By 1861, the educational programs were organized around three divisions: I) “Free Night Classes”, II) “Free Reading-Room and Picture Gallery” and III) “School of Design for Women”, which was a day school. According to the Rules and Regulations of the School of Design:

“Those intending to teach and to pursue art as a means of securing a livelihood, shall form a class, consisting of two hundred members, and known as the Teacher’s and Industrial Class. These shall be received without charge. The remaining one hundred pupils will constitute the Amateur Class, and shall consist of ladies who desire to study art as an accomplishment… [and] will be composed of paying pupils.” [iii]

 

The decision to charge those who were not working class was reported in The First Annual Report, on January 1, 1860. Referring to the School of Design, Peter Cooper and his fellow trustees stated that:

“The regulations may provide for the admission of amateur pupils for pay, so long as industrial pupils are not thereby excluded. All money received from such amateur pupils shall be applied to the support of the school.  The industrial pupils will be required to aid in the instruction of the school, so far as the director thereof may require.”

 

“It will be perceived that in this school there is a departure of the invariable rule in the other department of the Union [the Department of Night Instruction], that the instruction shall in all cases be gratuitous.”

 

“The Trustees were at first opposed to this deviation, but it was represented… that it’s character and usefulness would be impaired, if the wealthy and refined were entirely excluded from it.”[iv]

 

Other than the free night classes and the free reading-room and picture gallery, there was never a debate about whether day students not from the working classes should pay. Once the decision was made to admit such students, a fee was set.

 

In the early years, the fees from non-working class students were counted on for revenue:

“Trustees are constrained to ask [the non-working class pupils] to remember that each paying pupil secures the admission of two free pupils, and that the usefulness of the School will be greatly extended if all who can and ought to contribute to its support perform their duty. Any pupil who can afford to pay and does not do so actually deprives three poor and deserving girls of admission to the School.”[v]

 

The $2 per week charged to paying pupils studying painting in 1860 has the following equivalency in 2016. For a 30-week academic year, the annual charge in today's dollars would be $6,036 at 3% inflation (historical estimate of the CPI), $27,249 at 4% inflation (roughly the rate for higher education), or $121,250 at 5% (the approximate historical increase in the Ivy League).

 

Notes

[i] Charter of the Cooper Union for the Advancement of Science and Art, 1859. As Ammended by Chapter 257 of the Laws of 1969 and by Resolution of the Regents of the State of New York, January 26, 1972.

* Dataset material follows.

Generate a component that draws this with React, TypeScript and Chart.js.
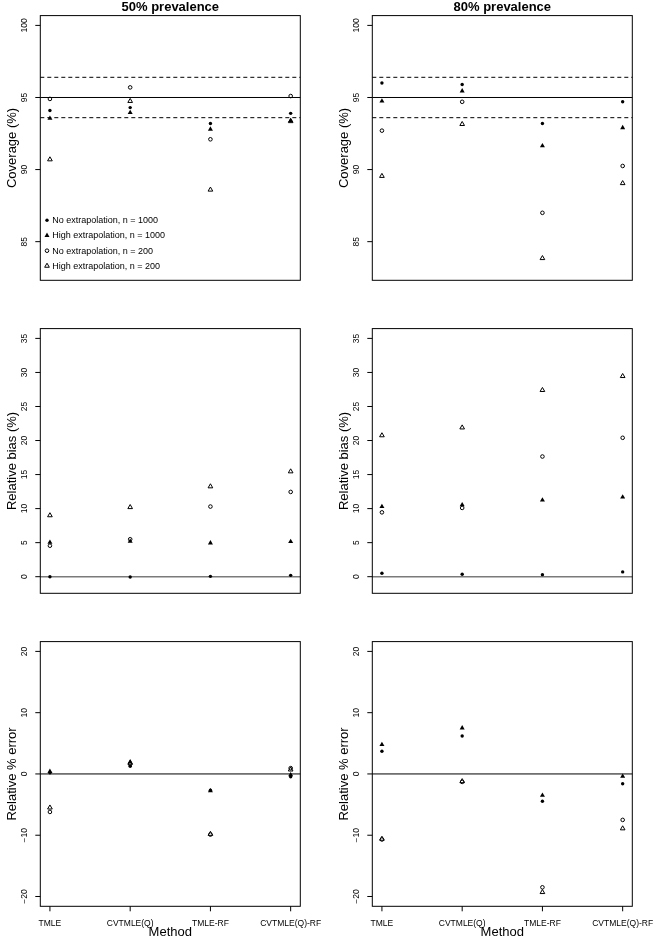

[ii] Peter Cooper et al, The First Annual Report of the Trustees of the Cooper Union for the Advancement of Science and Art, 1860.

[iii] Peter Cooper et al, The Second Annual Report of the Trustees of the Cooper Union for the Advancement of Science and Art, 1861.

[iv] op. cit., Peter Cooper et al, 1860.

[v] Peter Cooper et al, The Fifth Annual Report of the Trustees of the Cooper Union for the Advancement of Science and Art, 1864.